Look through the listing below for the line containing "Output the Python". Copy it and each line after it up to and including the line containing "plt.rcParams['font.family'] = ['Liberation", exactly, leaving out pictures.

[START DATASET ROWS]

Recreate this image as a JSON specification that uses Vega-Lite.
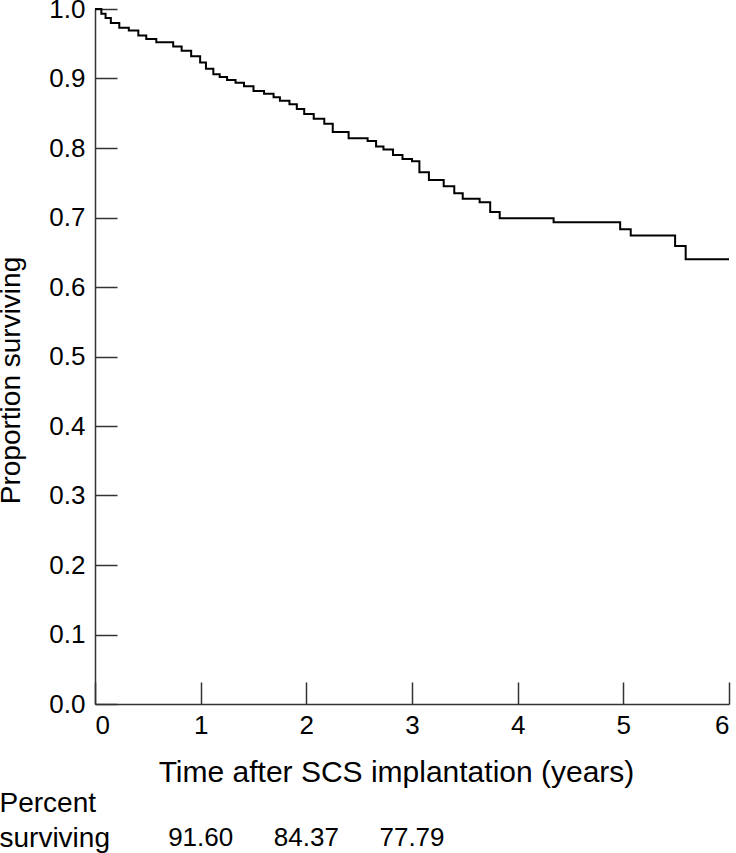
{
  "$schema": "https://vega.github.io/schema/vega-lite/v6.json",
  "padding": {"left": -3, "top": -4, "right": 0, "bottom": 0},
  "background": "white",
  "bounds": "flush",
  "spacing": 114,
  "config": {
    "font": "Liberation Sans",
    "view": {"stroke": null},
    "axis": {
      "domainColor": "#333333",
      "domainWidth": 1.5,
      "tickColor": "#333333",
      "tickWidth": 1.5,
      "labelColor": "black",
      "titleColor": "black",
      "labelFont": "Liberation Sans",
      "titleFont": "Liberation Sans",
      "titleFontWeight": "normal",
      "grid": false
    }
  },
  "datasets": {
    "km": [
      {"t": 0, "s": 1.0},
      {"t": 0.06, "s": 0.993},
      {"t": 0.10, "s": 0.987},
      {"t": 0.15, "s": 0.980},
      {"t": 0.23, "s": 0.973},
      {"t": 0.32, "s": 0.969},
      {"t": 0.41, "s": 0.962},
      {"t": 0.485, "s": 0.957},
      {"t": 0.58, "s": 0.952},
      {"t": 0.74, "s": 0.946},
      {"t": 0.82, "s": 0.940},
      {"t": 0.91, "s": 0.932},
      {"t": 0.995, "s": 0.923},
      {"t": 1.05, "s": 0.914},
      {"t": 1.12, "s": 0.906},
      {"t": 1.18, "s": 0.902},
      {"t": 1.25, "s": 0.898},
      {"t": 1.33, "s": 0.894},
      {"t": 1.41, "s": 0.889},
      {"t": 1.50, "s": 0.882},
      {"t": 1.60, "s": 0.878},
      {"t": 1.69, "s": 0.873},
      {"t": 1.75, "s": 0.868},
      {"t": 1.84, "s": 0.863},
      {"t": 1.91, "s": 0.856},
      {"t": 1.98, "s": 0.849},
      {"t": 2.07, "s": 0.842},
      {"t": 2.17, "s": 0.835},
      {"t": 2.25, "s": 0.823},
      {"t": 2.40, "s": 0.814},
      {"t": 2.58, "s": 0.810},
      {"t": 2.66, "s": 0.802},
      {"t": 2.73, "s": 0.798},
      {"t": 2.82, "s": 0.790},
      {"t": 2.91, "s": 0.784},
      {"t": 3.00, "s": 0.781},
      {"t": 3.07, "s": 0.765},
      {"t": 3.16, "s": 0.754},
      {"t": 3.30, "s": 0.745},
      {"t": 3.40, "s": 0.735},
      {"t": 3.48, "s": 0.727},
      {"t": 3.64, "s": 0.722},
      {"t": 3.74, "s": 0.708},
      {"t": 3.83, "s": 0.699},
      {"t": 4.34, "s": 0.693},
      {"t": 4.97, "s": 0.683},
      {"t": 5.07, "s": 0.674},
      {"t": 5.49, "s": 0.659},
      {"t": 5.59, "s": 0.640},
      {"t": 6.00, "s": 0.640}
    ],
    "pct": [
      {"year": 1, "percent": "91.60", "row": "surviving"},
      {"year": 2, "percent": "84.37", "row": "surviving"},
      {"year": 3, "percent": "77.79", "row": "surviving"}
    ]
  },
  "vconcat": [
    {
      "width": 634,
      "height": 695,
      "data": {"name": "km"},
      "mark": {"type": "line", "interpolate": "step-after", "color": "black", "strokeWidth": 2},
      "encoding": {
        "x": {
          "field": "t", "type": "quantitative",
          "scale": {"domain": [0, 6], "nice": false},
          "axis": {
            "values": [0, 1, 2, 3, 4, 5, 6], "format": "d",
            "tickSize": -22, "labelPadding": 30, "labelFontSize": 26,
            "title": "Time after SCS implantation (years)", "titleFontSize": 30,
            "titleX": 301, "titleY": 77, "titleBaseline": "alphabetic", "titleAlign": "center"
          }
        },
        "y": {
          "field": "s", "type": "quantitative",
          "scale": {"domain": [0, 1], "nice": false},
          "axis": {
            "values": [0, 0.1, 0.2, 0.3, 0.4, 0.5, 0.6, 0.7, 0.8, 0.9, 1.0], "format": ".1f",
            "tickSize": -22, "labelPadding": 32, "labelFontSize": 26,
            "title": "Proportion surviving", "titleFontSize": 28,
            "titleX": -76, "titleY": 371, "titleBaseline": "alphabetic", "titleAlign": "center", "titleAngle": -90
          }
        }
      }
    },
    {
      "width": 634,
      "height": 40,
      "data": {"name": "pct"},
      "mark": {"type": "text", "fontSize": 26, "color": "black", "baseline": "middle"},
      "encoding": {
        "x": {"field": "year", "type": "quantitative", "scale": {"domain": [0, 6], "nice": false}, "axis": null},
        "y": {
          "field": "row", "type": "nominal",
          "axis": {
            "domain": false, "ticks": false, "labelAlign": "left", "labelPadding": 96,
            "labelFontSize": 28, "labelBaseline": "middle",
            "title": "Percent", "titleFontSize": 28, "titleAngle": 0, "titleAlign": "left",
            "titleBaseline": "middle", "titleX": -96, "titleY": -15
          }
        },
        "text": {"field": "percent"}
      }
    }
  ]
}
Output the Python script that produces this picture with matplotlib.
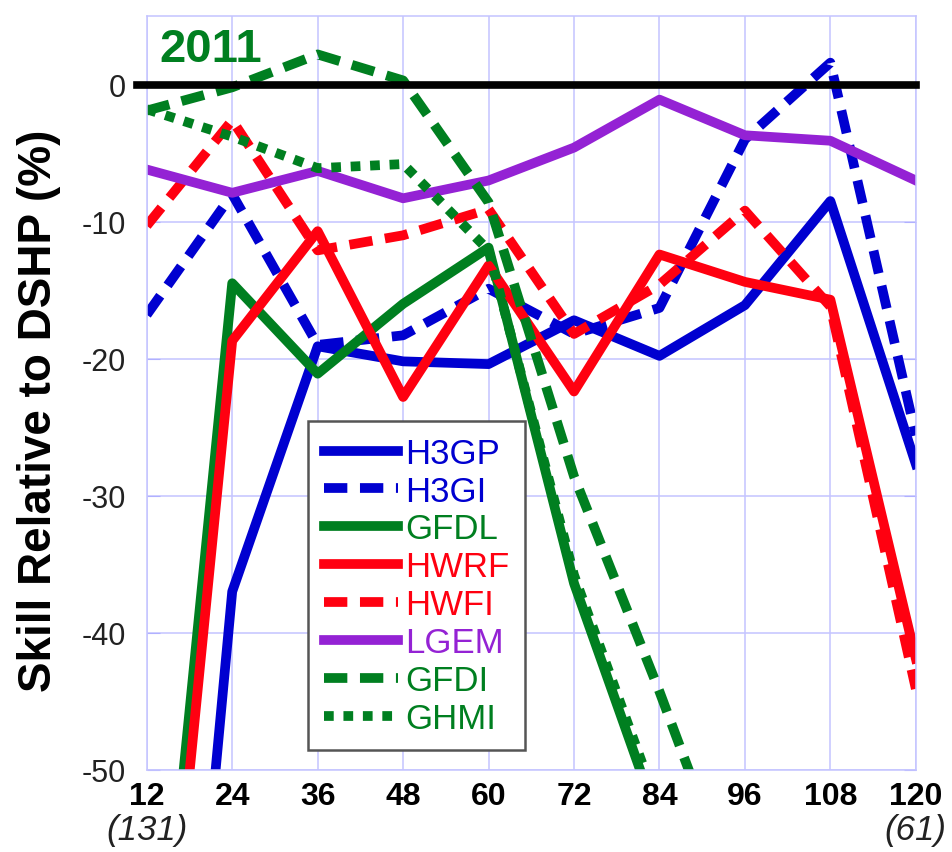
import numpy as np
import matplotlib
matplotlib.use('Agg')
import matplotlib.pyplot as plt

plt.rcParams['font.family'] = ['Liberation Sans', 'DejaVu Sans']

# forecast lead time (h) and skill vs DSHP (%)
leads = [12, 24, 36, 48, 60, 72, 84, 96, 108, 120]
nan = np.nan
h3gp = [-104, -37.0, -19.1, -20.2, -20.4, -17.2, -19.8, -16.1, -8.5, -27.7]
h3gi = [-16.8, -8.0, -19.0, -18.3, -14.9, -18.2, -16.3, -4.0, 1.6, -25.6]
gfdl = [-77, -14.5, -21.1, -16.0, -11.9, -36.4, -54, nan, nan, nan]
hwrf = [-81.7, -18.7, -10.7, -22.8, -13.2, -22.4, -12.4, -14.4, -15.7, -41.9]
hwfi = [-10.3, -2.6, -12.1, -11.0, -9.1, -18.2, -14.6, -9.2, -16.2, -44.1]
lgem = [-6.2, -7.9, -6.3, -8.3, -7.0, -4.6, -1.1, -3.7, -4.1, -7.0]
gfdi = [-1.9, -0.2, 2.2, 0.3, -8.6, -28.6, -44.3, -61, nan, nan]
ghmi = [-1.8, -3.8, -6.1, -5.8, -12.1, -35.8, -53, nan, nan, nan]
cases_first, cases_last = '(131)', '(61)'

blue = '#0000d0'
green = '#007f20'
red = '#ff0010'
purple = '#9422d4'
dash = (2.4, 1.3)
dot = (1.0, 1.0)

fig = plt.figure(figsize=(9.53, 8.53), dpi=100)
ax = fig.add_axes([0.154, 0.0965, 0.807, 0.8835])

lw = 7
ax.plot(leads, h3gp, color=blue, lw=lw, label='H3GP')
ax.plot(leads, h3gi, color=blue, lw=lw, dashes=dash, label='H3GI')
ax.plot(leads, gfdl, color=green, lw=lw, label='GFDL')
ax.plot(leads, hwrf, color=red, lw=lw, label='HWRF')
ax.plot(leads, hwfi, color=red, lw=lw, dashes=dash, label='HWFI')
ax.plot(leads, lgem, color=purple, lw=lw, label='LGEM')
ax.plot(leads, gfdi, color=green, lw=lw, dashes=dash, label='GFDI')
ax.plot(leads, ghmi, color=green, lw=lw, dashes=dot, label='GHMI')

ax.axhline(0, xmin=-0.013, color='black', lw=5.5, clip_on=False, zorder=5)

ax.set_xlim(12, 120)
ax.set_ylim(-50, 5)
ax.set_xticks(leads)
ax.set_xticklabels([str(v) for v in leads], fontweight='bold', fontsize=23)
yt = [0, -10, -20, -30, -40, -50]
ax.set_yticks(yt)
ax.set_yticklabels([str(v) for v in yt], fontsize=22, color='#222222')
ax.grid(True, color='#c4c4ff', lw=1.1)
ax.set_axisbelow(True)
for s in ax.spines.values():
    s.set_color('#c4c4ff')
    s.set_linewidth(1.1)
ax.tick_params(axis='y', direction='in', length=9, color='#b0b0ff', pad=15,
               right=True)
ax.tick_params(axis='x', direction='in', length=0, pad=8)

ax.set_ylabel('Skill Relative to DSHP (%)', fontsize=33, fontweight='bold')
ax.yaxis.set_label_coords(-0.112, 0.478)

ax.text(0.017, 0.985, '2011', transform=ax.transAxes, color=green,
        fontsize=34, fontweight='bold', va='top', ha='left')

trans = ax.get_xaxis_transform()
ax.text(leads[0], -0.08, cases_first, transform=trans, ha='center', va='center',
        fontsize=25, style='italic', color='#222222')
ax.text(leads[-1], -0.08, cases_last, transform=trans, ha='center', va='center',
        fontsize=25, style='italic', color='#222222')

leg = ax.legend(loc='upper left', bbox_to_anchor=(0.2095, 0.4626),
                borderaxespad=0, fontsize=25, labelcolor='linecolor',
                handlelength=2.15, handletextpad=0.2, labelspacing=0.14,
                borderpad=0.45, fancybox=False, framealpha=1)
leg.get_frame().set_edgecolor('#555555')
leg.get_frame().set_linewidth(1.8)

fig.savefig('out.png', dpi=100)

[END DATASET ROWS]

ANSWER TO THE TASK:
Output the Python script that produces this picture with matplotlib.
import numpy as np
import matplotlib
matplotlib.use('Agg')
import matplotlib.pyplot as plt

plt.rcParams['font.family'] = ['Liberation Sans', 'DejaVu Sans']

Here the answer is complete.